Many modern wheels also let you reverse the rotation direction. Most potters in the West throw counterclockwise with the right hand outside; many Japanese-trained potters throw clockwise. Reversibility is mainly useful for left-handed throwers. It doesn’t change the speeds you use.
Safety at Higher Speeds
Wheel speed is modest compared to power tools, but a spinning wheelhead with 10 lb of wet clay still deserves respect:
- Tie back long hair and remove dangling jewelry, scarves, and loose sleeves. Anything loose can wrap around the wheelhead or get dragged into the clay.

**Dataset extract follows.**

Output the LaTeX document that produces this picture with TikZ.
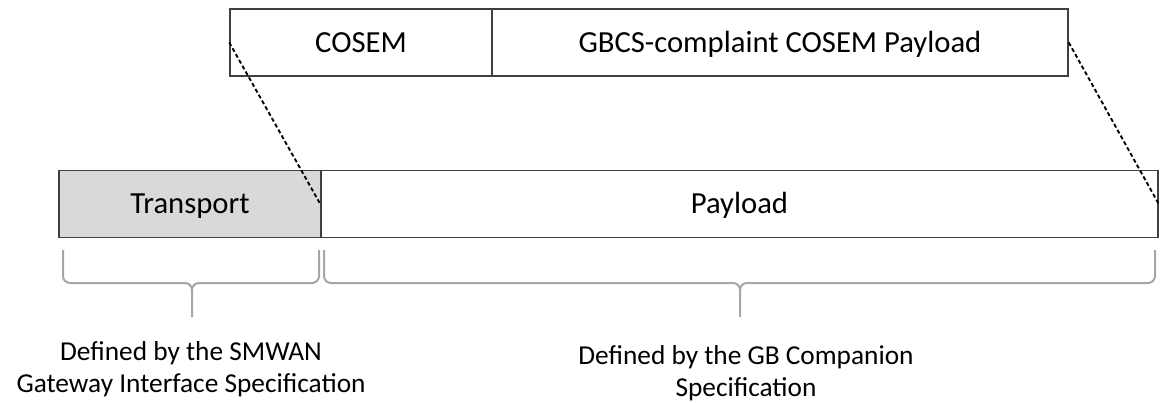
\documentclass[tikz,border=0pt]{standalone}
\usepackage{fontspec}
\setmainfont{Carlito}
\definecolor{boxgray}{HTML}{D9D9D9}
\definecolor{bracegray}{HTML}{A6A6A6}
\definecolor{edgegray}{HTML}{404040}
\tikzset{
    field/.style={draw=edgegray, line width=1.1pt, inner sep=0pt, minimum height=50pt,
        text height=15.6pt, text depth=0.8pt, font=\fontsize{23}{27}\selectfont},
    spec/.style={align=center, font=\fontsize{20.5}{24}\selectfont},
    cut/.style={line width=1.4pt, dash pattern=on 3pt off 2pt},
}
\begin{document}
\begin{tikzpicture}[x=0.75pt, y=-0.75pt]
        \useasboundingbox (0,0) rectangle (1160,403);
        % upper message
        \node[field, minimum width=196.5pt] (cosem) at (361,42.5) {COSEM};
        \node[field, minimum width=432pt] (gbcs) at (780,42.5) {GBCS-complaint COSEM Payload};
        % lower message
        \node[field, fill=boxgray, minimum width=196.5pt] (transport) at (190,204) {Transport};
        \node[field, minimum width=627.75pt] (payload) at (739.5,204) {Payload};
        \draw[cut] (cosem.west)--(payload.west);
        \draw[cut] (gbcs.east)--(payload.east);
        % braces
        \foreach \a/\m/\b in {63/192/319, 324/740/1155}{
            \draw[bracegray, line width=1.5pt] (\a,250)--(\a,276) to[out=-90,in=180] (\a+7,283)--(\m-7,283) to[out=0,in=90] (\m,290)--(\m,317);
            \draw[bracegray, line width=1.5pt] (\b,250)--(\b,276) to[out=-90,in=0] (\b-7,283)--(\m+7,283) to[out=180,in=90] (\m,290);
        }
        \node[spec] (smwan) at (191,369) {Defined by the SMWAN\\Gateway Interface Specification};
        \node[spec] (gbcomp) at (746,373) {Defined by the GB Companion\\Specification};
        \end{tikzpicture}
\end{document}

- Keep rings off; clay grabs them and they gouge your work anyway.
- Wipe up slip from the floor around the wheel. Slip on smooth concrete is genuinely slippery, and most studio injuries are falls, not wheel contact.
- Never reach across a spinning wheelhead to grab a tool.
- Stop the wheel completely before removing the bat or the pot.
If wheel work isn’t clicking for you yet, remember the wheel is optional. Handbuilding produces beautiful work too, and I walk through the techniques in can you make pottery without a wheel.
FAQ
How fast does a pottery wheel spin in RPM?
Most electric pottery wheels spin from 0 up to about 240–300 RPM. In practice, potters center at roughly 150–240 RPM, pull walls at 100–150 RPM, and finish details at 30–60 RPM.
What speed should a beginner use on a pottery wheel?
Start centering at about two-thirds of your wheel’s top speed, then drop to roughly half speed for opening and pulling, and go slow (a third of top speed or less) for the rim. Beginners more often err too slow at centering and too fast everywhere else.
Do pottery wheels spin clockwise or counterclockwise?
Both. The Western convention is counterclockwise; the Japanese convention is clockwise. Many electric wheels have a reverse switch so left-handed potters can throw in either direction. Direction doesn’t affect speed.
Is a faster pottery wheel better?
Not really. Almost nobody throws at top speed, so a higher maximum RPM adds little. Motor torque (the wheel’s ability to hold its speed while you press on heavy clay) matters far more than the number on the spec sheet.
How fast does a kick wheel spin compared to an electric wheel?
A well-kicked flywheel reaches comparable working speeds (well over 100 RPM) but gradually slows between kicks instead of holding constant. Electric wheels maintain whatever speed you set with the pedal, which is why they’re easier to learn on.
Why does my pot wobble when the wheel speeds up?
The clay isn’t fully centered. Small off-center errors that are invisible at 60 RPM get amplified at 200 RPM. Slow down, re-center, and check that you’re bracing your arms against your body or the splash pan before speeding back up.